Particle Life
Asymmetric forces between particle types
Schmickl et al. (2016) · Mogas-Recalde (2020)
Each particle has a type. Each type pair has a force coefficient in the 4×4 matrix on the left — negative is repulsion, positive is attraction, and the matrix is allowed to be asymmetric. That asymmetry is everything. Newton's third law is absent by design; what emerges is chased, chased, and chased.
| -0.7 | -0.9 | +0.5 | +0.1 | |
| +0.8 | +0.7 | -0.9 | -0.9 | |
| -0.8 | +0.1 | -0.9 | -0.9 | |
| +0.3 | -0.3 | -0.4 | +0.4 |
In Newtonian physics, every force comes in a pair: if A attracts B, B attracts A with equal magnitude. Momentum is conserved. Closed systems do not spontaneously accelerate.
The matrix here is not required to be symmetric. M[A][B] = +0.5 and M[B][A] = -0.5 is allowed — A is drawn toward B while B flees from A. What this produces is not unphysical noise. It is predation, formally identical to a food chain. No species-level cognition, no goals, no representations — just sixteen numbers and a quadratic-time force kernel. And yet what emerges reads unambiguously as ecology.

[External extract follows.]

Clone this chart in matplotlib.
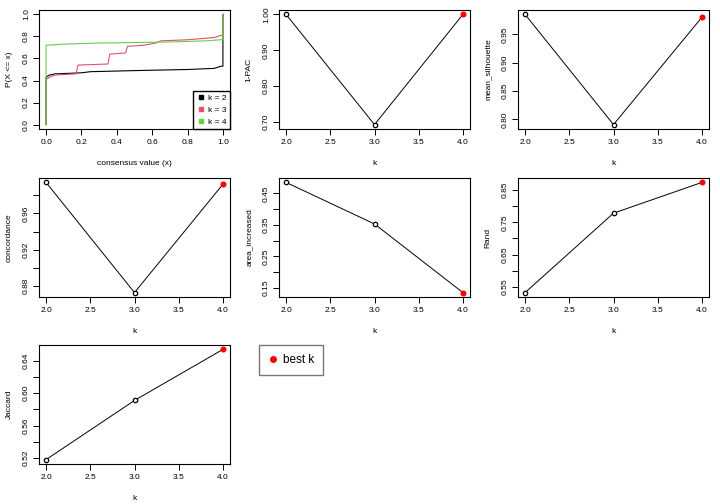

That disjunction — between what the system is at the code level and what it looks like at the screen level — is the same gap that appears when we look at a brain and call it a mind. The question of when pattern becomes agent is not a question about adding ingredients. It is a question about how far emergence goes before the vocabulary has to change.